無月物語 (現代教養文庫―久生十蘭傑作選 (895))

無月物語 (現代教養文庫―久生十蘭傑作選 (895))

 

 20年以上ぶりに再読。☆

・渡米日記…フラダンスについて「塩汲みが追剥ぎに逢ったという形」と酷評。サンフランシスコのバーで「ジンという焼酎の如きもの,ウエスケという泡盛の如きもの」と評しているのは興味深い。

・湖畔…「華族局へ隠居届を出し,…精神鑑定の請求をした結果,残欠治癒と鑑定され」とかそんな時代(*_*;  「交媾」とかも死語だよなあ。

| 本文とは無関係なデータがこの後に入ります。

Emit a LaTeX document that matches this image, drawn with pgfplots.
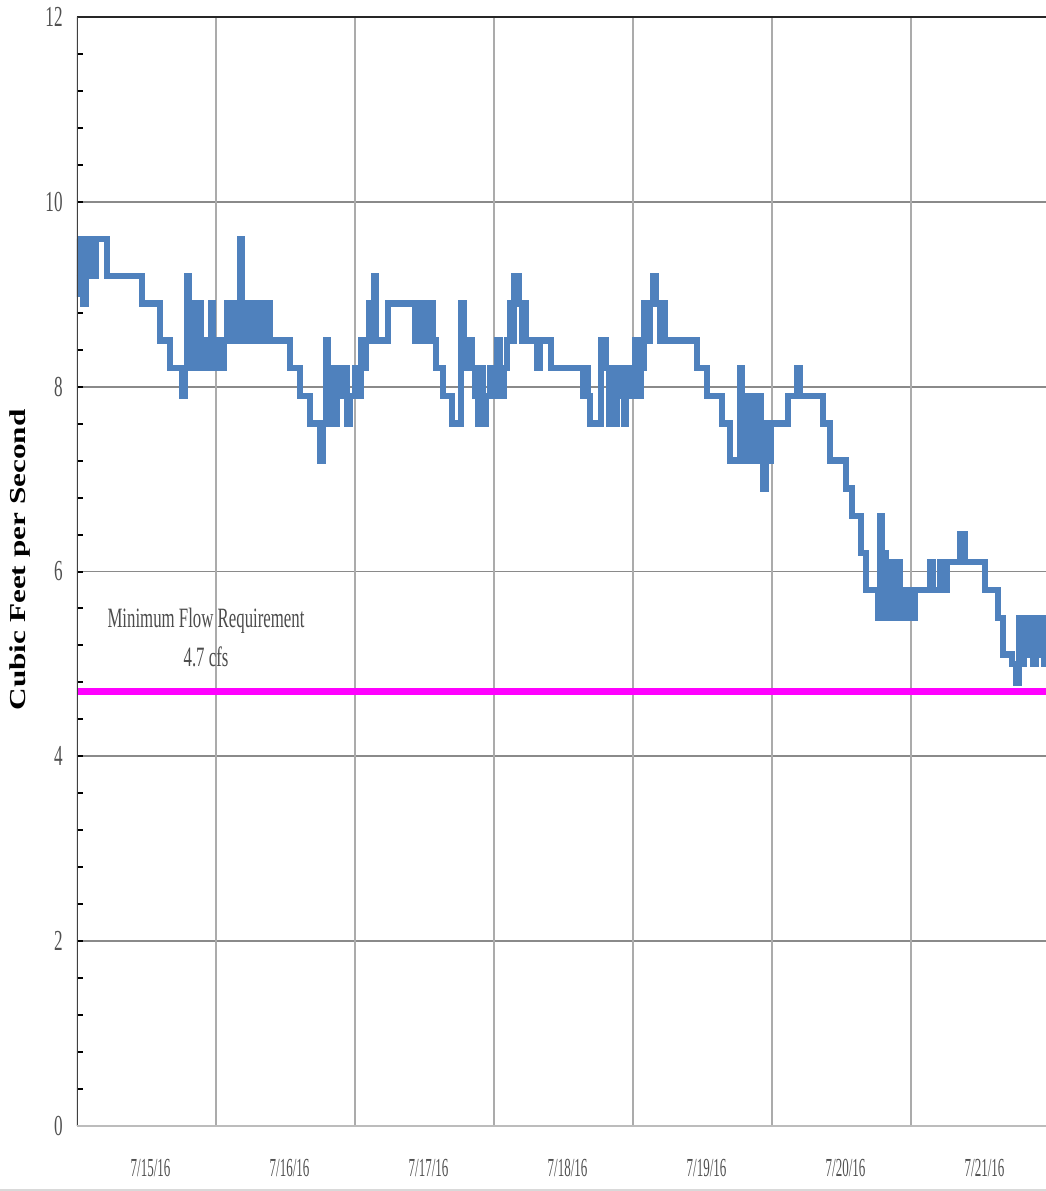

・無月物語…昔は面白く読んだんだけど,今回はイマイチ。

・玉取物語…「伊勢の海のあまの志摩津が鮑玉,取りて後もが恋の繁けん」の「鮑玉」とは人間の精髄のことで,男は鰒玉,女は鮑玉。あまとは遊女のことで,鮑玉の一方が残っておれば子を孕めるの意,なんだって(*_*;

・うすゆき抄…ふみゅ。一色から板橋まで,「道の両側に棚を張り,唐の器物や葡萄牙の珍品やら山と積みあげて売り買いしている」んだと。「賀茂は神の子の転化語で」「賀茂宮で一万遍の大祓をした」とかホンマかいな??